1
votes

I have a table that looks like this:

+----+------+------+------+------+------+
| id | col1 | col2 | col3 | col4 | col5 |
+----+------+------+------+------+------+
| a  |    1 | null | null | null | null |
| b  |    1 | 2    | 3    | 4    | null |
| c  |    1 | 2    | 3    | 4    | 5    |
| d  |    2 | 1    | 7    | null | 4    |
+----+------+------+------+------+------+

I want to create an aggregated table where for each id I want an array that contains non null value from all the other columns. The output should look like this:

+-----+-------------+
| id  |   agg_col   |
+-----+-------------+
| a   | [1]         |
| b   | [1,2,3,4]   |
| c   | [1,2,3,4,5] |
| d   | [2,1,7,4]   |
+-----+-------------+

Is it possible to produce the output using bigquery standard sql?

1

1 Answers

3
votes

Below is not super generic solution, but works for your specific example that you provided - id is presented with alphanumeric (not starting with digit) and rest of columns are numbers - integers

#standardSQL
SELECT id,
  ARRAY(SELECT * FROM UNNEST(REGEXP_EXTRACT_ALL(TO_JSON_STRING(t), r':(\d*)')) col WHERE col != '') AS agg_col_as_array,
  CONCAT('[', ARRAY_TO_STRING(ARRAY(SELECT * FROM UNNEST(REGEXP_EXTRACT_ALL(TO_JSON_STRING(t), r':(\d*)')) col WHERE col != ''), ','), ']') AS agg_col_as_string
FROM `project.dataset.table` t

You can test, play with above using sample data from your question as below

#standardSQL
WITH `project.dataset.table` AS (
  SELECT 'a' id, 1 col1, NULL col2, NULL col3, NULL col4, NULL col5 UNION ALL
  SELECT 'b', 1, 2, 3, 4, NULL UNION ALL
  SELECT 'c', 1, 2, 3, 4, 5 UNION ALL
  SELECT 'd', 2, 1, 7, NULL, 4
)
SELECT id,
  ARRAY(SELECT * FROM UNNEST(REGEXP_EXTRACT_ALL(TO_JSON_STRING(t), r':(\d*)')) col WHERE col != '') AS agg_col_as_array,
  CONCAT('[', ARRAY_TO_STRING(ARRAY(SELECT * FROM UNNEST(REGEXP_EXTRACT_ALL(TO_JSON_STRING(t), r':(\d*)')) col WHERE col != ''), ','), ']') AS agg_col_as_string
FROM `project.dataset.table` t
-- ORDER BY id   

with result as

Row id  agg_col_as_array    agg_col_as_string    
1   a   1                   [1]  
2   b   1                   [1,2,3,4]    
        2        
        3        
        4        
3   c   1                   [1,2,3,4,5]  
        2        
        3        
        4        
        5        
4   d   2                   [2,1,7,4]    
        1        
        7        
        4        

Do you think it is possible to do this by mentioning specific columns and then binding them into an array?

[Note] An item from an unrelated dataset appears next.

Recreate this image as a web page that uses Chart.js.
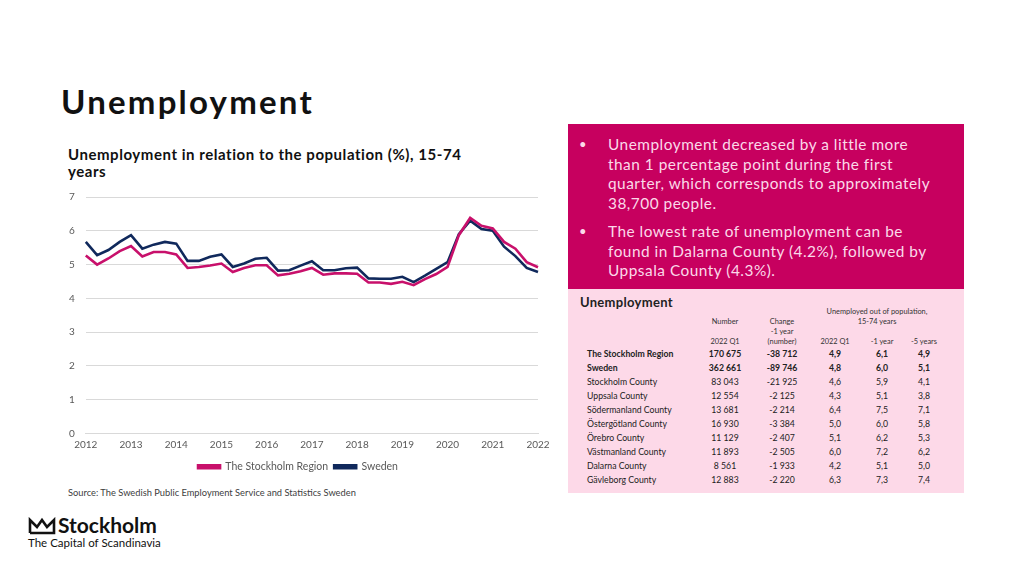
<!DOCTYPE html>
<html>
<head>
<meta charset="utf-8">
<script src="https://cdn.jsdelivr.net/npm/chart.js@4"></script>
<style>
  body { margin: 0; width: 1024px; height: 576px; background: #fff; font-family: Lato, "Open Sans", sans-serif; position: relative; overflow: hidden; }
  .abs { position: absolute; }
  #title { left: 61px; top: 81px; font-size: 33px; font-weight: 700; color: #111; letter-spacing: 2.2px; }
  #subtitle { left: 68px; top: 146px; width: 420px; font-size: 15px; font-weight: 700; color: #111; line-height: 17px; letter-spacing: 0.55px; }
  #chartBox { left: 50px; top: 180px; width: 510px; height: 302px; }
  #source { left: 68px; top: 487px; font-size: 9.3px; color: #404040; }
  #facts { left: 568px; top: 124px; width: 396px; height: 165px; background: #c7005f; color: #fbd9e9; font-size: 15.4px; line-height: 19.5px; letter-spacing: 0.5px; }
  #facts ul { margin: 0; padding: 11px 0 0 0; list-style: none; }
  #facts li { margin-bottom: 9px; padding-left: 40px; width: 334px; position: relative; }
  #facts li::before { content: '•'; position: absolute; left: 11px; top: 0; font-size: 13px; }
  #tableBox { left: 568px; top: 289px; width: 396px; height: 204px; background: #fdd9e8; color: #222; }
  #tableBox h3 { margin: 0; position: absolute; left: 12px; top: 5px; font-size: 13px; font-weight: 700; letter-spacing: 0.3px; }
  table { position: absolute; left: 19px; top: 17px; border-collapse: collapse; font-size: 8.7px; }
  td { padding: 0; height: 14px; text-align: center; }
  td.name { text-align: left; width: 107px; }
  td.c1 { width: 62px; } td.c2 { width: 52px; } td.c3 { width: 54px; } td.c4 { width: 40px; } td.c5 { width: 44px; }
  tr.hd td { font-size: 7.4px; height: 10px; color: #333; }
  tr.b td { font-weight: 700; }
  #logo { left: 28px; top: 514px; color: #111; }
</style>
</head>
<body>
<div id="title" class="abs">Unemployment</div>
<div id="subtitle" class="abs">Unemployment in relation to the population (%), 15-74 years</div>
<div id="chartBox" class="abs"><canvas id="myChart"></canvas></div>
<div id="source" class="abs">Source: The Swedish Public Employment Service and Statistics Sweden</div>

<div id="facts" class="abs">
  <ul>
    <li>Unemployment decreased by a little more than 1 percentage point during the first quarter, which corresponds to approximately 38,700 people.</li>
    <li>The lowest rate of unemployment can be found in Dalarna County (4.2%), followed by Uppsala County (4.3%).</li>
  </ul>
</div>

<div id="tableBox" class="abs">
  <h3>Unemployment</h3>
  <table id="tbl"></table>
</div>

<div id="logo" class="abs">
  <svg width="28" height="18" viewBox="0 0 28 18" style="position:absolute;left:0;top:3px">
    <polyline points="2,16 2,3 9,10 14,3 19,10 26,3 26,16 2,16" fill="none" stroke="#111" stroke-width="2.6" stroke-linejoin="miter"/>
  </svg>
  <div class="abs" style="left:30px;top:-2px;font-size:21px;font-weight:700;white-space:nowrap">Stockholm</div>
  <div class="abs" style="left:0;top:22px;font-size:11.5px;white-space:nowrap">The Capital of Scandinavia</div>
</div>

<script>
// Kvartal (x-axeln)
var kvartal = [
  '2012 Q1','2012 Q2','2012 Q3','2012 Q4',
  '2013 Q1','2013 Q2','2013 Q3','2013 Q4',
  '2014 Q1','2014 Q2','2014 Q3','2014 Q4',
  '2015 Q1','2015 Q2','2015 Q3','2015 Q4',
  '2016 Q1','2016 Q2','2016 Q3','2016 Q4',
  '2017 Q1','2017 Q2','2017 Q3','2017 Q4',
  '2018 Q1','2018 Q2','2018 Q3','2018 Q4',
  '2019 Q1','2019 Q2','2019 Q3','2019 Q4',
  '2020 Q1','2020 Q2','2020 Q3','2020 Q4',
  '2021 Q1','2021 Q2','2021 Q3','2021 Q4',
  '2022 Q1'
];

// Stockholmsregionen (%)
var stockholmRegion = [
  5.27, 5.00, 5.18, 5.40, 5.55, 5.24, 5.37, 5.37, 5.30, 4.90,
  4.93, 4.97, 5.03, 4.78, 4.90, 4.98, 4.98, 4.68, 4.73, 4.80,
  4.90, 4.70, 4.74, 4.74, 4.73, 4.47, 4.47, 4.43, 4.49, 4.39,
  4.57, 4.72, 4.93, 5.87, 6.38, 6.15, 6.07, 5.67, 5.47, 5.07,
  4.92
];

// Sverige (%)
var sverige = [
  5.67, 5.28, 5.43, 5.67, 5.87, 5.47, 5.59, 5.67, 5.62, 5.11,
  5.11, 5.23, 5.30, 4.93, 5.03, 5.17, 5.20, 4.82, 4.83, 4.97,
  5.10, 4.83, 4.83, 4.89, 4.91, 4.59, 4.58, 4.58, 4.64, 4.48,
  4.67, 4.87, 5.07, 5.90, 6.30, 6.05, 6.00, 5.53, 5.25, 4.90,
  4.78
];

var yTicks = [0, 1, 2, 3, 4, 5, 6, 7];

// Tabell
var tabellRader = [
  'The Stockholm Region', 'Sweden', 'Stockholm County', 'Uppsala County',
  'Södermanland County', 'Östergötland County', 'Örebro County',
  'Västmanland County', 'Dalarna County', 'Gävleborg County'
];
var antal = ['170 675', '362 661', '83 043', '12 554', '13 681', '16 930', '11 129', '11 893', '8 561', '12 883'];
var forandring = ['-38 712', '-89 746', '-21 925', '-2 125', '-2 214', '-3 384', '-2 407', '-2 505', '-1 933', '-2 220'];
var andel2022 = ['4,9', '4,8', '4,6', '4,3', '6,4', '5,0', '5,1', '6,0', '4,2', '6,3'];
var andel1ar = ['6,1', '6,0', '5,9', '5,1', '7,5', '6,0', '6,2', '7,2', '5,1', '7,3'];
var andel5ar = ['4,9', '5,1', '4,1', '3,8', '7,1', '5,8', '5,3', '6,2', '5,0', '7,4'];

// Bygg tabellen
var html = '';
html += '<tr class="hd"><td class="name"></td><td class="c1"></td><td class="c2"></td><td colspan="3" style="height:9px">Unemployed out of population,</td></tr>';
html += '<tr class="hd"><td class="name"></td><td class="c1">Number</td><td class="c2">Change</td><td colspan="3">15-74 years</td></tr>';
html += '<tr class="hd"><td class="name"></td><td class="c1"></td><td class="c2">-1 year</td><td colspan="3"></td></tr>';
html += '<tr class="hd"><td class="name"></td><td class="c1">2022 Q1</td><td class="c2">(number)</td><td class="c3">2022 Q1</td><td class="c4">-1 year</td><td class="c5">-5 years</td></tr>';
tabellRader.forEach(function (namn, i) {
  html += '<tr' + (i < 2 ? ' class="b"' : '') + '><td class="name">' + namn + '</td><td class="c1">' + antal[i] +
    '</td><td class="c2">' + forandring[i] + '</td><td class="c3">' + andel2022[i] + '</td><td class="c4">' +
    andel1ar[i] + '</td><td class="c5">' + andel5ar[i] + '</td></tr>';
});
document.getElementById('tbl').innerHTML = html;

// Diagram
var ctx = document.getElementById('myChart').getContext('2d');
var myChart = new Chart(ctx, {
  type: 'line',
  data: {
    labels: kvartal,
    datasets: [{
      label: 'The Stockholm Region',
      data: stockholmRegion,
      borderColor: '#c8106b',
      backgroundColor: '#c8106b',
      borderWidth: 2.6,
      pointRadius: 0,
      tension: 0
    }, {
      label: 'Sweden',
      data: sverige,
      borderColor: '#10295c',
      backgroundColor: '#10295c',
      borderWidth: 2.6,
      pointRadius: 0,
      tension: 0
    }]
  },
  options: {
    responsive: true,
    maintainAspectRatio: false,
    animation: false,
    layout: { padding: { left: 8, right: 22, top: 1, bottom: 0 } },
    scales: {
      x: {
        offset: false,
        grid: { display: false, drawTicks: false },
        border: { color: '#d9d9d9' },
        ticks: {
          autoSkip: false,
          maxRotation: 0,
          color: '#595959',
          font: { family: 'Lato', size: 10 },
          padding: 5,
          callback: function (v, i) {
            var l = kvartal[i];
            return l.slice(-2) === 'Q1' ? l.slice(0, 4) : '';
          }
        }
      },
      y: {
        min: 0,
        max: 7,
        afterBuildTicks: function (axis) {
          axis.ticks = yTicks.map(function (v) { return { value: v }; });
        },
        grid: { color: '#d9d9d9', lineWidth: 1, drawTicks: false },
        border: { display: false },
        ticks: {
          color: '#595959',
          font: { family: 'Lato', size: 10 },
          padding: 11
        }
      }
    },
    plugins: {
      legend: {
        position: 'bottom',
        labels: {
          boxWidth: 22,
          boxHeight: 3,
          color: '#595959',
          font: { family: 'Lato', size: 10.5 },
          padding: 6
        }
      },
      tooltip: { enabled: false }
    }
  }
});
</script>
</body>
</html>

Sure, it is doable - see below

#standardSQL
WITH `project.dataset.table` AS (
  SELECT 'a' id, 1 col1, NULL col2, NULL col3, NULL col4, NULL col5 UNION ALL
  SELECT 'b', 1, 2, 3, 4, NULL UNION ALL
  SELECT 'c', 1, 2, 3, 4, 5 UNION ALL
  SELECT 'd', 2, 1, 7, NULL, 4
)
SELECT id, 
  ARRAY(
    SELECT col 
    FROM UNNEST([col1, col2, col3, col4, col5]) col 
    WHERE NOT col IS NULL
  ) AS agg_col_as_array,
CONCAT('[', ARRAY_TO_STRING(
  ARRAY(
    SELECT CAST(col AS STRING) 
    FROM UNNEST([col1, col2, col3, col4, col5]) col 
    WHERE NOT col IS NULL
  ), ','), ']') AS agg_col_as_string
FROM `project.dataset.table` t
-- ORDER BY id       

BUT ... this is not the best option you have as you need to manage and adjust number and names of columns in each case for different uses

Below solution is adjusted version of my original answer to address your latest comment - Actually the sample was too simple. Both of my id and other columns have alphanumeric and special characters.

#standardSQL
WITH `project.dataset.table` AS (
  SELECT 'a' id, 1 col1, NULL col2, NULL col3, NULL col4, NULL col5 UNION ALL
  SELECT 'b', 1, 2, 3, 4, NULL UNION ALL
  SELECT 'c', 1, 2, 3, 4, 5 UNION ALL
  SELECT 'd', 2, 1, 7, NULL, 4
)
SELECT id,
  ARRAY(
    SELECT col 
    FROM UNNEST(REGEXP_EXTRACT_ALL(TO_JSON_STRING(t), r':(.*?)(?:,|})')) col WITH OFFSET 
    WHERE col != 'null' AND OFFSET > 0
  ) AS agg_col_as_array,
  CONCAT('[', ARRAY_TO_STRING(
    ARRAY(
      SELECT col 
      FROM UNNEST(REGEXP_EXTRACT_ALL(TO_JSON_STRING(t), r':(.*?)(?:,|})')) col WITH OFFSET 
      WHERE col != 'null' AND OFFSET > 0
    ), ','), ']') AS agg_col_as_string
FROM `project.dataset.table` t
-- ORDER BY id   

both with same result as before

Row id  agg_col_as_array    agg_col_as_string    
1   a   1                   [1]  
2   b   1                   [1,2,3,4]    
        2        
        3        
        4        
3   c   1                   [1,2,3,4,5]  
        2        
        3        
        4        
        5        
4   d   2                   [2,1,7,4]    
        1        
        7        
        4